Biden also proceeded through a litany of progressive issues, centered primarily on income inequality. In fact, one could say his agenda is a great deal like that of his former Senate colleague, Bernie Sanders of Vermont. Biden is not expected to take sides in the Democratic primary contest, but if he did, he might well see much to like in Sanders' priorities.

"It isn't just a matter of fairness or economic growth," Biden said. "It's a matter of social stability for this nation. We cannot sustain the current levels of inequality that exist in this country."

Biden did not spare the campaign money system many populists and progressives consider a bête noire.

"I believe the huge sums of unlimited and often secret money pouring into our politics is a fundamental threat to our democracy," Biden said. "Because the middle class will never have a fighting chance as long as just several hundred families, the wealthiest families, control the process."

But most observers have expected that a late bid by Biden would mostly pose problems for Hillary Clinton. The two have both been high-profile symbols of the Obama administration. They would divide the loyalties of much of the Democratic establishment in ways Sanders does not — in Washington and elsewhere. Officeholders and other party insiders with doubts about Clinton would be far more willing to consider Biden as a plausible alternative than Sanders.

In the end, however, it was hard even for Biden to make the case for jumping in at this stage. He would be 74 on Election Day next year, two decades older than the average age of a newly elected president. He would be the oldest new president ever, breaking Ronald Reagan's previous record by four years. (Sanders is 74, Clinton will be 68 next Monday.)

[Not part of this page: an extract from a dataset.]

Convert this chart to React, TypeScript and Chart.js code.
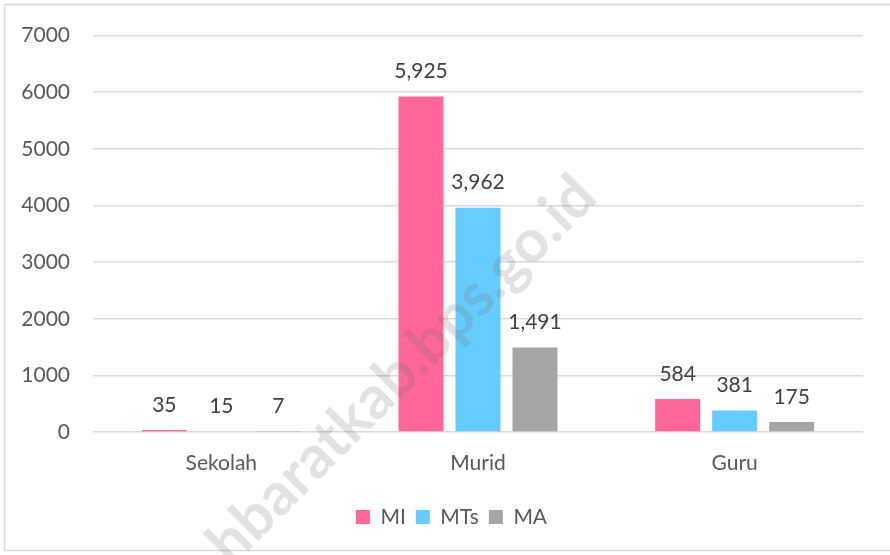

Biden has run for president before, but the results both times were discouraging. His first bid 28 years ago fell apart amid accusations of plagiarism (and an on-camera meltdown). His second foray in 2008 got as far as Iowa, where he finished fifth in the caucuses and promptly dropped out.

To be sure, Biden has written a new history through eight years as Obama's loyal wing man. He could play the senior statesman instead of the ambitious Senate committee chairman who talked too much. He has benefited from an upwelling of national sympathy since the death of his son.

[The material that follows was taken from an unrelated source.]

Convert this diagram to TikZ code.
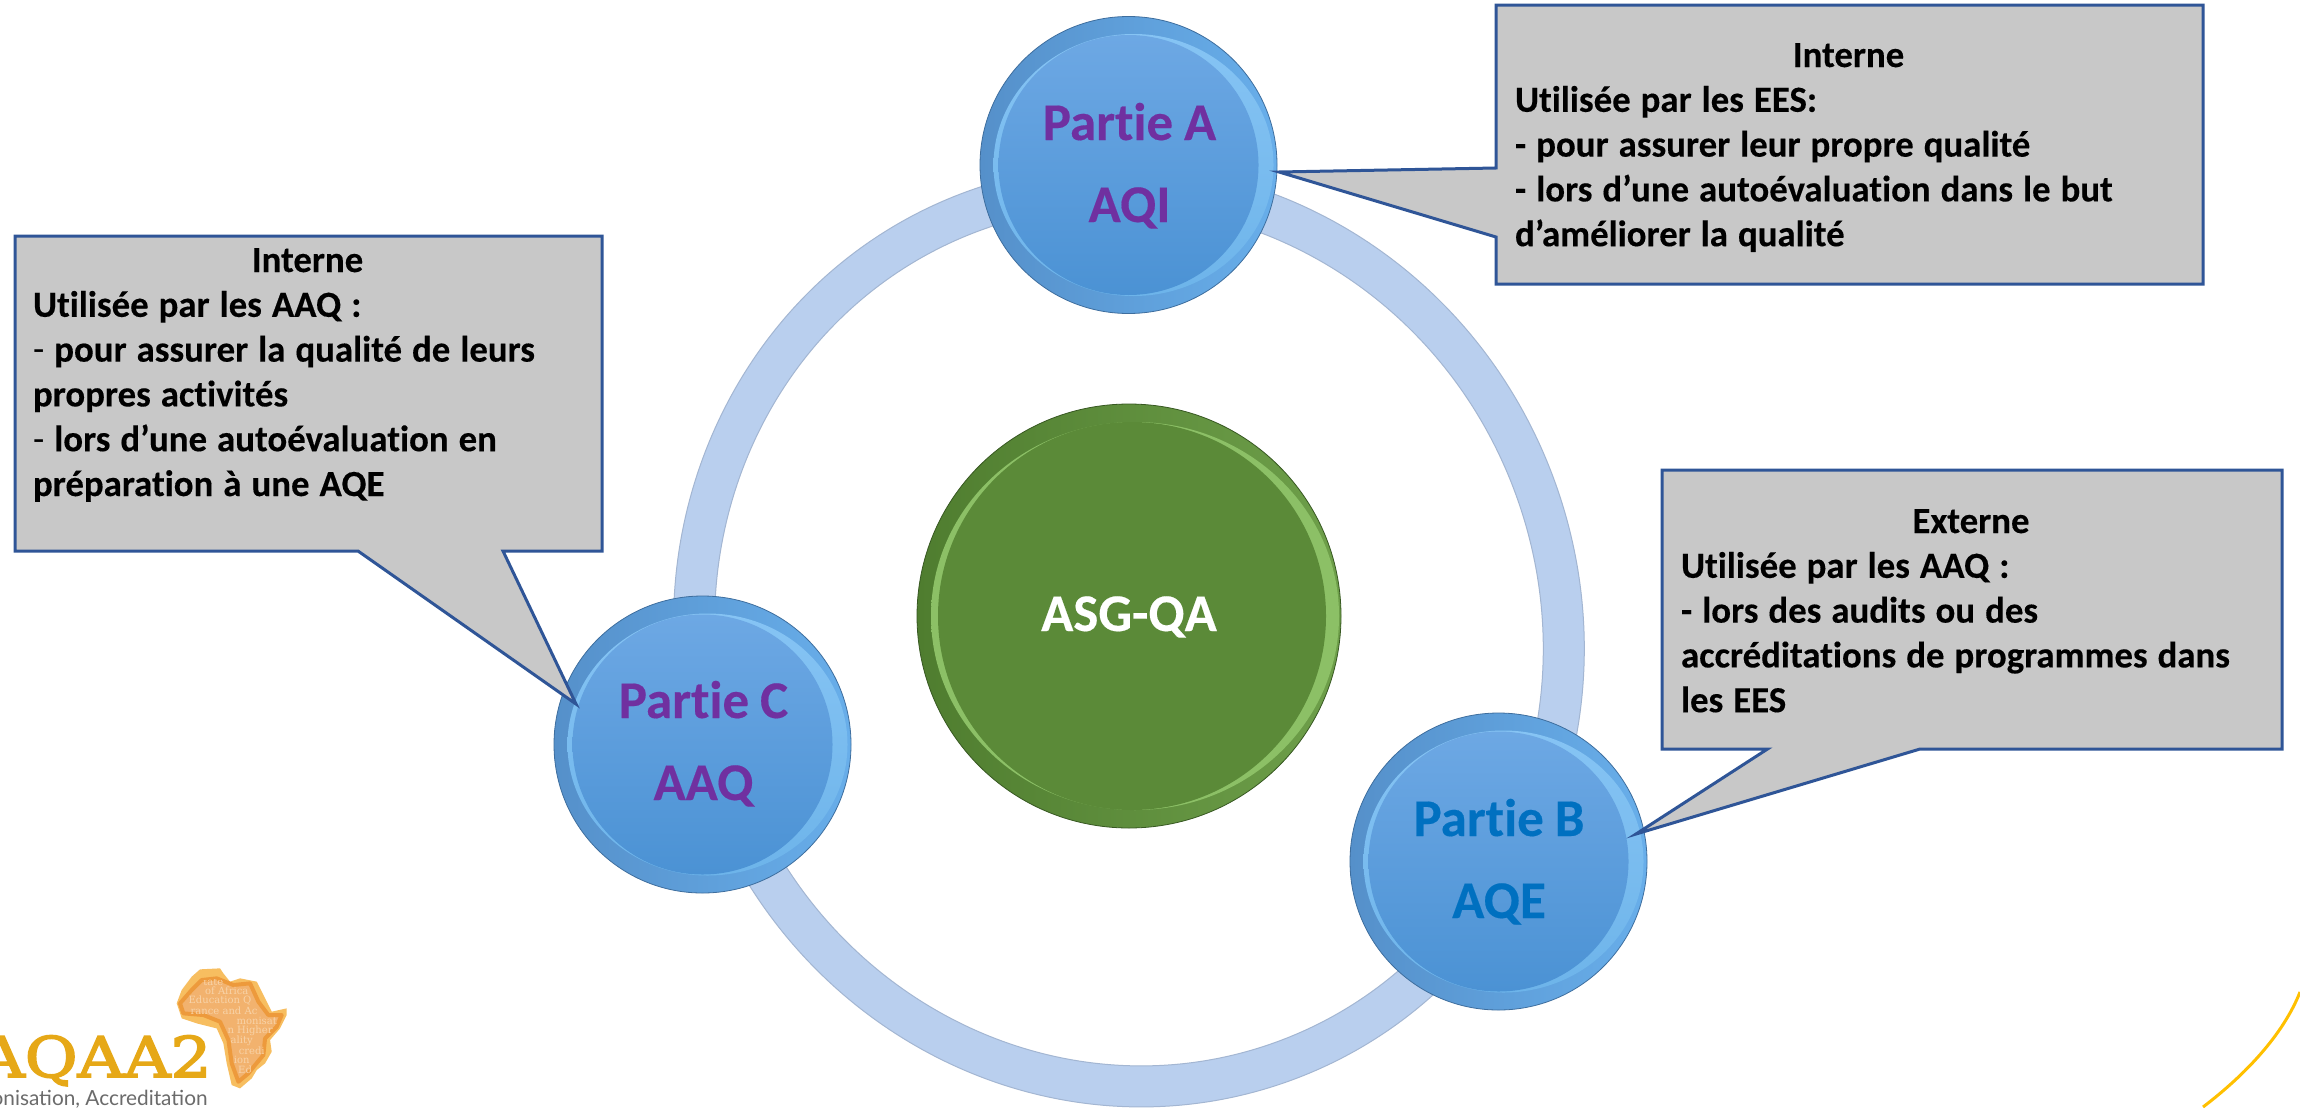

But he still lacks the campaign infrastructure serious candidates need with less than 15 weeks to go to Iowa's caucuses. That is not an oversight, it is a failure to plan. Biden has known for years that if he wants the Oval Office he must get past Hillary Clinton for the Democratic nomination. He has also known for years that others would contest that nomination as well. He might not have expected Sanders to matter as much as he has, but he did know there would be someone on the left.

Yet Biden has made no visible effort to mount a 2016 campaign through all these years of being "a heartbeat away." Nor has he made the minimal moves a vice president typically makes to signal an intent to run. This despite the fact that a sitting vice president is more or less assumed to be interested in succeeding his boss.

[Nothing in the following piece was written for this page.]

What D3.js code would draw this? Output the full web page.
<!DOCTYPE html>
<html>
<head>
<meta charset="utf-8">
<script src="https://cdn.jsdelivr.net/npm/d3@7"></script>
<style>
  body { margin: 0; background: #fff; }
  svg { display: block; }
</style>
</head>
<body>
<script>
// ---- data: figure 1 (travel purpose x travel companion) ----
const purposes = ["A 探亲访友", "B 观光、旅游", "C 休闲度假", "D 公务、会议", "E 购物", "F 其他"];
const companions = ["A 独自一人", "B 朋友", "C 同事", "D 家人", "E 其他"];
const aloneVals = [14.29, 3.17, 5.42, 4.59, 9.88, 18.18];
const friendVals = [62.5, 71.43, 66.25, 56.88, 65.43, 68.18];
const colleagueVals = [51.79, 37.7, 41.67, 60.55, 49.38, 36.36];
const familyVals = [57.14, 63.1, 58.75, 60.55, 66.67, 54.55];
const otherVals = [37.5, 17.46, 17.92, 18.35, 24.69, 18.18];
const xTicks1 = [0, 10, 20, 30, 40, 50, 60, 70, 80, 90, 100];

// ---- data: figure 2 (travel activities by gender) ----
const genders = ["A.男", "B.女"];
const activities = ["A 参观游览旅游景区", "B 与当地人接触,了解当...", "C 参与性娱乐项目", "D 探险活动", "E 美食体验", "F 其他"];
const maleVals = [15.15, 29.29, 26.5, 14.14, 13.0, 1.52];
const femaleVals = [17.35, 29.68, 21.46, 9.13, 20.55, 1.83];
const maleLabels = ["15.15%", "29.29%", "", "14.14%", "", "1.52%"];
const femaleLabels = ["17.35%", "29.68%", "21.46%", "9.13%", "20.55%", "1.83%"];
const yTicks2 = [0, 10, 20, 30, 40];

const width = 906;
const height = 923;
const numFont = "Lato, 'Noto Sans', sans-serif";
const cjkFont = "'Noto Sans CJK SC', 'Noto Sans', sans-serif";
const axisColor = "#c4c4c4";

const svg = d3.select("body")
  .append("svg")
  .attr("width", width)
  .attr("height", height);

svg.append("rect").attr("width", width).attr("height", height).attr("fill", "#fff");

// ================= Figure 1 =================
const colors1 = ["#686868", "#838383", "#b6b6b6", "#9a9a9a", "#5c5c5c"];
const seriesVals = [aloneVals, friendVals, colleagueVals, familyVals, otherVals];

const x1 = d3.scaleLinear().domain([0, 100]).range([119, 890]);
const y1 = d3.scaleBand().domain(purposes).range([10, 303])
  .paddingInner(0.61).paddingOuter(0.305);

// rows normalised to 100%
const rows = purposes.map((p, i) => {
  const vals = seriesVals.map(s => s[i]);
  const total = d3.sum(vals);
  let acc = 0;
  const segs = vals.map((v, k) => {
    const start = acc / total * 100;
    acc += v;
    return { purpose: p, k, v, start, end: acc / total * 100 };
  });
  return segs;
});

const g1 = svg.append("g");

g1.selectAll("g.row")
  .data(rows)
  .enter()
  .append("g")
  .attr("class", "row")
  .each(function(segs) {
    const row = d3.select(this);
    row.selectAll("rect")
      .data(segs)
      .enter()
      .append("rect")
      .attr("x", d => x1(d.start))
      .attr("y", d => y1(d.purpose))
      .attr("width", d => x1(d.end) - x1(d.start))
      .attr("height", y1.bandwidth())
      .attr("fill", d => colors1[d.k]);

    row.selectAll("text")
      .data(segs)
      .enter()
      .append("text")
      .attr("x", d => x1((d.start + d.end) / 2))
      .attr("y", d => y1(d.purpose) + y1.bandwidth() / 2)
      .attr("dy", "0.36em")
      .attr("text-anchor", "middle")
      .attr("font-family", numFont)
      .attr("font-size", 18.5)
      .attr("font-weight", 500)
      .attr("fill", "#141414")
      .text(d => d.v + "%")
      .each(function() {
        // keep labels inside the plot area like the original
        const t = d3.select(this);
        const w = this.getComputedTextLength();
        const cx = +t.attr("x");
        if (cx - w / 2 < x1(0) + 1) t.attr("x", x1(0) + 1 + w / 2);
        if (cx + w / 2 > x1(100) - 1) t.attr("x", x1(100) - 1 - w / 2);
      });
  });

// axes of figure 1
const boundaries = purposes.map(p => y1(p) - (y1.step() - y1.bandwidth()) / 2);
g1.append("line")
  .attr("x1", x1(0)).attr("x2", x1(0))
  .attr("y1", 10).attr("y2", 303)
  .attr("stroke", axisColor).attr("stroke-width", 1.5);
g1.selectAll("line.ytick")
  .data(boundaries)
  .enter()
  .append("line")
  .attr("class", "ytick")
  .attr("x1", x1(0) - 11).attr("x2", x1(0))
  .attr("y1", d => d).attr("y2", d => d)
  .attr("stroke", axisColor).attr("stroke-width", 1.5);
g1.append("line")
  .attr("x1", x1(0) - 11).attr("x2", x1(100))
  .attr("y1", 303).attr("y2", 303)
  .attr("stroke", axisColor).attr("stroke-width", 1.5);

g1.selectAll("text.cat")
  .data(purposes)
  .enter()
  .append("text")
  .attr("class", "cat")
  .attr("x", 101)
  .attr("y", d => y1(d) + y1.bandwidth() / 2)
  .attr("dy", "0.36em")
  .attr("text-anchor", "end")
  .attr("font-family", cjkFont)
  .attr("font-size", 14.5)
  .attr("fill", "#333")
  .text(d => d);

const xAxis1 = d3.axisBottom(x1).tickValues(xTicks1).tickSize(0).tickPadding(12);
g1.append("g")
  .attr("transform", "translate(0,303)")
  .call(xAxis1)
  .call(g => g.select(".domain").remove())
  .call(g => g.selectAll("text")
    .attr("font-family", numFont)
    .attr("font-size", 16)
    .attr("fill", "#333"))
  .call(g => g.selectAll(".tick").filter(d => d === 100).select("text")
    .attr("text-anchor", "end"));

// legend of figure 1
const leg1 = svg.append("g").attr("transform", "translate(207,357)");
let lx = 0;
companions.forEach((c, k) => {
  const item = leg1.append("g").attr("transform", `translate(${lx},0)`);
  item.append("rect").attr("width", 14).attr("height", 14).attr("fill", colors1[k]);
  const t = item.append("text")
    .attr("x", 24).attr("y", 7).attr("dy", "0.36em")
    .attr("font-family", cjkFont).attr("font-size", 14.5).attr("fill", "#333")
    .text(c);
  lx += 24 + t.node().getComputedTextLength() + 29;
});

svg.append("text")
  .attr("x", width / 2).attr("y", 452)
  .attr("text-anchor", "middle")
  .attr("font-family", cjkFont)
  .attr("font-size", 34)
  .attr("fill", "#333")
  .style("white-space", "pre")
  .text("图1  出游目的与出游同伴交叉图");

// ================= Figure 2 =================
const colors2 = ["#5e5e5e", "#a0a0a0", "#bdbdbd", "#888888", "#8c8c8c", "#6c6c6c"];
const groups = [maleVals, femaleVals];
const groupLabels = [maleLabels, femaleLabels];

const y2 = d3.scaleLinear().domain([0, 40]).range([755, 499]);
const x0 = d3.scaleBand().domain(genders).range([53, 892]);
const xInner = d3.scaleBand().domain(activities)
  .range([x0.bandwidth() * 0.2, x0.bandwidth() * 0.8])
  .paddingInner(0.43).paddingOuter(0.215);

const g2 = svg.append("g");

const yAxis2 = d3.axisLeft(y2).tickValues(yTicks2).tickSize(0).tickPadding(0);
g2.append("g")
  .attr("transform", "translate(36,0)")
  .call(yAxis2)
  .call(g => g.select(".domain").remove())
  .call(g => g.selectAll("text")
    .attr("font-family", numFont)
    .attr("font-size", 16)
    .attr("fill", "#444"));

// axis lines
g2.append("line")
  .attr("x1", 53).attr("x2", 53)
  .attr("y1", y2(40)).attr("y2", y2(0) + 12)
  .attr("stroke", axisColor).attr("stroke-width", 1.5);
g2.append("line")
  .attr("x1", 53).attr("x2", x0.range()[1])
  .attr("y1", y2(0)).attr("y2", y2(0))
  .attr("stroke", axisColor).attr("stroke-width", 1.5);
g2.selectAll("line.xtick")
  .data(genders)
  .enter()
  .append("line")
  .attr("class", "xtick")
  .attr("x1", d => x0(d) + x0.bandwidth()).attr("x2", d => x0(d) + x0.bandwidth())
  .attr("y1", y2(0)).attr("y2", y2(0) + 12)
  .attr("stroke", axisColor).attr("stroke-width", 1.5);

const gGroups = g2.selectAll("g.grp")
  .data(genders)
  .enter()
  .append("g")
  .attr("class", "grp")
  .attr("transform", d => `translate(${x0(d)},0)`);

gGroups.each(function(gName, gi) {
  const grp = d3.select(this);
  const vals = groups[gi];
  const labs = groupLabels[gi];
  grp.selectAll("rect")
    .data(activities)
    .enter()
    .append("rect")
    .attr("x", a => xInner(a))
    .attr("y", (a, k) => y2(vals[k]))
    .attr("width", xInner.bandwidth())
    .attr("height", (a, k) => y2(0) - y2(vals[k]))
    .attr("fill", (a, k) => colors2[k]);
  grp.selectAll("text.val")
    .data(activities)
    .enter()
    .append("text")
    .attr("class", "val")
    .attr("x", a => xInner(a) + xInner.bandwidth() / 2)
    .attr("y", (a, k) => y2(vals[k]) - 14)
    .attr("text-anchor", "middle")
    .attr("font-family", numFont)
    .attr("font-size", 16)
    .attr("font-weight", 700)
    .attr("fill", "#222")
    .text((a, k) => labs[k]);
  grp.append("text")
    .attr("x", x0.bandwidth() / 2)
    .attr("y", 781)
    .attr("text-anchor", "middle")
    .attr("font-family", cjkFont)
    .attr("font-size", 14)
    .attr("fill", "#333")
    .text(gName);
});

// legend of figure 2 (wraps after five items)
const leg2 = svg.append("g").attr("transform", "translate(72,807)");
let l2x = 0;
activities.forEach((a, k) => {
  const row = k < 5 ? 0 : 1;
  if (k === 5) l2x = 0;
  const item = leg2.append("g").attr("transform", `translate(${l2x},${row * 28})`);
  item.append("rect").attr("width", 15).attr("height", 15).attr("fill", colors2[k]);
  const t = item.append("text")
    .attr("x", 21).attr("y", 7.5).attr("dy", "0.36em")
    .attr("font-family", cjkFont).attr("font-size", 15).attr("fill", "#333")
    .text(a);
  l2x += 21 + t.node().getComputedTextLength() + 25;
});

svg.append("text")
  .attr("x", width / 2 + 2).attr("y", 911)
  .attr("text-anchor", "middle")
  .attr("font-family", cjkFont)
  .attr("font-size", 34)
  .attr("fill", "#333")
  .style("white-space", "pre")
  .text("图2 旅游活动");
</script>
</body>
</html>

In fact, the previous eight Democrats to serve as vice president, dating back to the 1930s, (Al Gore, Walter Mondale, Hubert Humphrey, Lyndon Johnson, Alben Barkley, Harry Truman, Henry Wallace and "Cactus Jack" Garner) have all run for president. And since the 1960s, all who sought the Democratic nomination have been the nominee.

So there would have been nothing unseemly about Biden getting some machinery up and running during the past year (or even earlier in Obama's second term). Instead, he seems to have left it to a loosely organized group of longtime friends and backers to build a shadow campaign.

It is far easier to understand why Biden bowed out than to explain why it took him so long. But hearing him speak Wednesday shows once again how much he loves the chase. It is not too much to imagine him chafing on the sidelines as 2016 arrives and the primaries play out.

The next election may well be a watershed in U.S. political history. Biden can still be expected to do whatever he can to part of that fight.